Per favore niente Expo politically correct

Preferisco la colata di cemento. Accantonato il tormentone su «fondi» e «poteri», l'incerto bastimento dell'Expo ora naviga nelle insidiose acque dei «contenuti». In sostanza, ci si chiede, se il tema è «Alimentare il pianeta», come lo affrontiamo, come lo presentiamo al mondo e ai presunti 30 milioni di visitatori? Se ne è parlato alla due giorni di Stati Generali sull'Expo al teatro Dal Verme. L'impressione è che abbiamo finito per prevalere i soliti temi del politicamente corretto, con tutta la loro vaghezza e indeterminatezza: lo sviluppo sostenibile, l'ambiente, il verde, la solidarietà, l'integrazione, il welfare, la cultura e piste ciclabili ovunque. Il tutto naturalmente a misura d'uomo e perfino di bambino. Nobili banalità accompagnate da una sola condivisa e perentoria certezza: no alla colata di cemento! Lo stesso tono e la stessa pendenza minimalista prende sempre il dibattito più generale sul futuro di Milano, il suo posto fra le metropoli europee, il suo ruolo in Italia e nel mondo: va bene tutto ma, per carità, assolutamente no alla colata di cemento.
Ebbene, la ragione principale per la quale ho esultato il 31 marzo dell'anno scorso quando il Bie di Parigi assegnò a Milano l'Expo del 2015 è stata di segno esattamente opposto: finalmente - pensai - dopo troppi anni di stasi e di pigrizia, la città si muove, cambia, costruisce, si ingrandisce, cresce. Battendo l'ideologia del «non si fa, non si tocca», liberandosi dei troppi vincoli, veti e pastoie burocratiche-amministrative-giudiziarie, in barba ai paralizzanti pregiudizi pseudo-ambientalisti, ridicolizzando l'ideologia del «piccolo è bello e povero è ancora meglio». Qualcuno forse avrebbe dovuto spiegare al pubblico del Dal Verme e agli intellettuali, architetti, scrittori e sociologi impegnati nel dibattito sulla città che Milano non è Pavia o Novara. Che ha una funzione e una missione storica diversa e che perciò deve crescere. Cioè accogliere la colata di cemento.
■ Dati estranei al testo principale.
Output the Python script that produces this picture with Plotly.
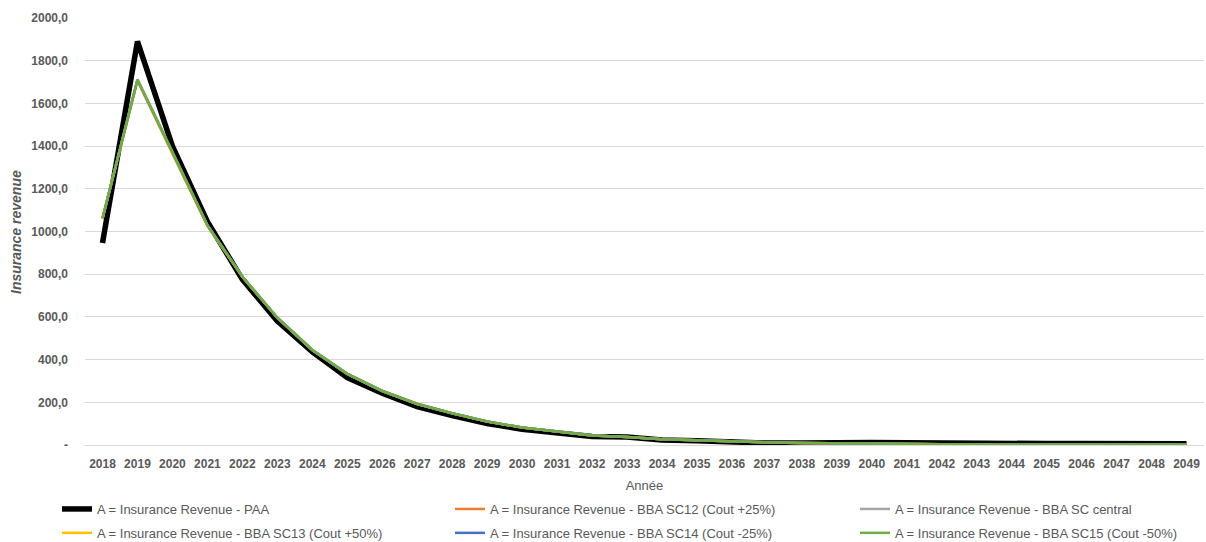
import plotly.graph_objects as go

years = list(range(2018, 2050))

paa = [946, 1890, 1400, 1046, 776, 580, 436, 316, 243, 180, 138, 100, 74, 55, 40, 38,
       23, 20, 14, 9, 9, 12, 12, 10, 8, 8, 8, 7, 7, 7, 6, 6]
sc12 = [1060, 1708, 1366, 1028, 788, 596, 445, 334, 254, 193, 149, 110, 82, 62, 45, 38,
        27, 22, 16, 12, 9, 7, 5, 4, 4, 3, 3, 3, 2, 2, 2, 2]
sc_central = [1061, 1710, 1369, 1029, 789, 596, 445, 333, 253, 192, 149, 110, 82, 62, 45, 38,
              27, 22, 16, 12, 9, 7, 5, 4, 4, 3, 3, 3, 2, 2, 2, 2]
sc13 = [1059, 1707, 1365, 1027, 787, 595, 444, 333, 253, 192, 148, 110, 82, 62, 45, 38,
        27, 22, 16, 12, 9, 7, 5, 4, 4, 3, 3, 3, 2, 2, 2, 2]
sc14 = [1062, 1711, 1371, 1030, 789, 596, 445, 333, 253, 192, 149, 110, 82, 62, 45, 38,
        27, 22, 16, 12, 9, 7, 5, 4, 4, 3, 3, 3, 2, 2, 2, 2]
sc15 = [1063, 1713, 1374, 1030, 789, 596, 446, 332, 253, 192, 149, 110, 82, 62, 45, 38,
        27, 22, 16, 12, 9, 7, 5, 4, 4, 3, 3, 3, 2, 2, 2, 2]

y_tickvals = [0, 200, 400, 600, 800, 1000, 1200, 1400, 1600, 1800, 2000]
y_ticktext = ["-", "200,0", "400,0", "600,0", "800,0", "1000,0", "1200,0",
              "1400,0", "1600,0", "1800,0", "2000,0"]

names = [
    "A = Insurance Revenue - PAA",
    "A = Insurance Revenue - BBA SC12 (Cout +25%)",
    "A = Insurance Revenue - BBA SC central",
    "A = Insurance Revenue - BBA SC13 (Cout +50%)",
    "A = Insurance Revenue - BBA SC14 (Cout -25%)",
    "A = Insurance Revenue - BBA SC15 (Cout -50%)",
]
series = [paa, sc12, sc_central, sc13, sc14, sc15]
colors = ["#000000", "#ED7D31", "#A5A5A5", "#FFC000", "#4472C4", "#70AD47"]
widths = [5.5, 2.5, 2.5, 2.5, 2.5, 2.5]
legends = ["legend", "legend2", "legend3", "legend", "legend2", "legend3"]

FONT = "Liberation Sans"
GREY = "#595959"

fig = go.Figure()
for n, s, c, w, lg in zip(names, series, colors, widths, legends):
    fig.add_trace(go.Scatter(
        x=years, y=s, name=n, mode="lines",
        line=dict(color=c, width=w),
        legend=lg, legendgroup=n,
    ))

leg_common = dict(
    orientation="v", xref="container", yref="container",
    xanchor="left", yanchor="top", bgcolor="rgba(0,0,0,0)",
    font=dict(family=FONT, size=13, color=GREY),
    tracegroupgap=4, itemwidth=30,
)

LEG_TOP = 1 - 494 / 542

fig.update_layout(
    width=1206, height=542,
    margin=dict(l=85, r=2, t=18, b=97, autoexpand=False),
    paper_bgcolor="white", plot_bgcolor="white",
    font=dict(family=FONT, size=12, color=GREY),
    showlegend=True,
    legend=dict(x=57 / 1206, y=LEG_TOP, **leg_common),
    legend2=dict(x=450 / 1206, y=LEG_TOP, **leg_common),
    legend3=dict(x=855 / 1206, y=LEG_TOP, **leg_common),
    xaxis=dict(
        range=[2017.5, 2049.5], tickmode="array", tickvals=years,
        ticktext=[str(y) for y in years], showgrid=False,
        showline=True, linecolor="#d9d9d9", linewidth=1,
        ticks="", ticklabelstandoff=8,
        tickfont=dict(family=FONT, size=12, color=GREY, weight="bold"),
        title=dict(text="Année", font=dict(family=FONT, size=13, color=GREY), standoff=10),
        zeroline=False,
    ),
    yaxis=dict(
        range=[0, 2000], tickmode="array", tickvals=y_tickvals, ticktext=y_ticktext,
        showgrid=True, gridcolor="#d9d9d9", gridwidth=1, zeroline=False,
        ticks="", ticklabelstandoff=16,
        tickfont=dict(family=FONT, size=12, color=GREY, weight="bold"),
    ),
    annotations=[dict(
        text="<b><i>Insurance revenue</i></b>", xref="paper", yref="paper",
        x=-(85 - 16) / 1119, y=(445 - 232) / 427, xanchor="center", yanchor="middle",
        textangle=-90, showarrow=False,
        font=dict(family=FONT, size=14, color=GREY),
    )],
)

fig.write_html("out.html", config={"displayModeBar": False},
               post_script="document.body.style.margin='0';")
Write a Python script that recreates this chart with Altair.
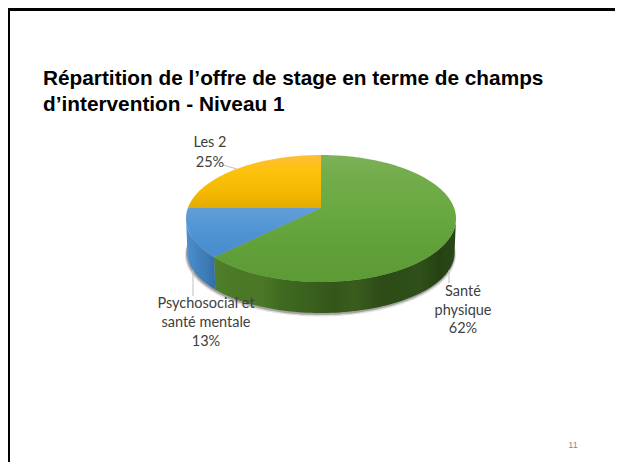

La vera malattia di Milano oggi è questa: una parte della popolazione, minoritaria ma rumorosa, pensa di vivere (preferirebbe vivere) non in una metropoli internazionale ma in un tranquillo borgo di provincia. Ebbene, una Milano così non serve al Paese e neppure ai milanesi. Perciò io al minimalismo preferisco la colata di cemento.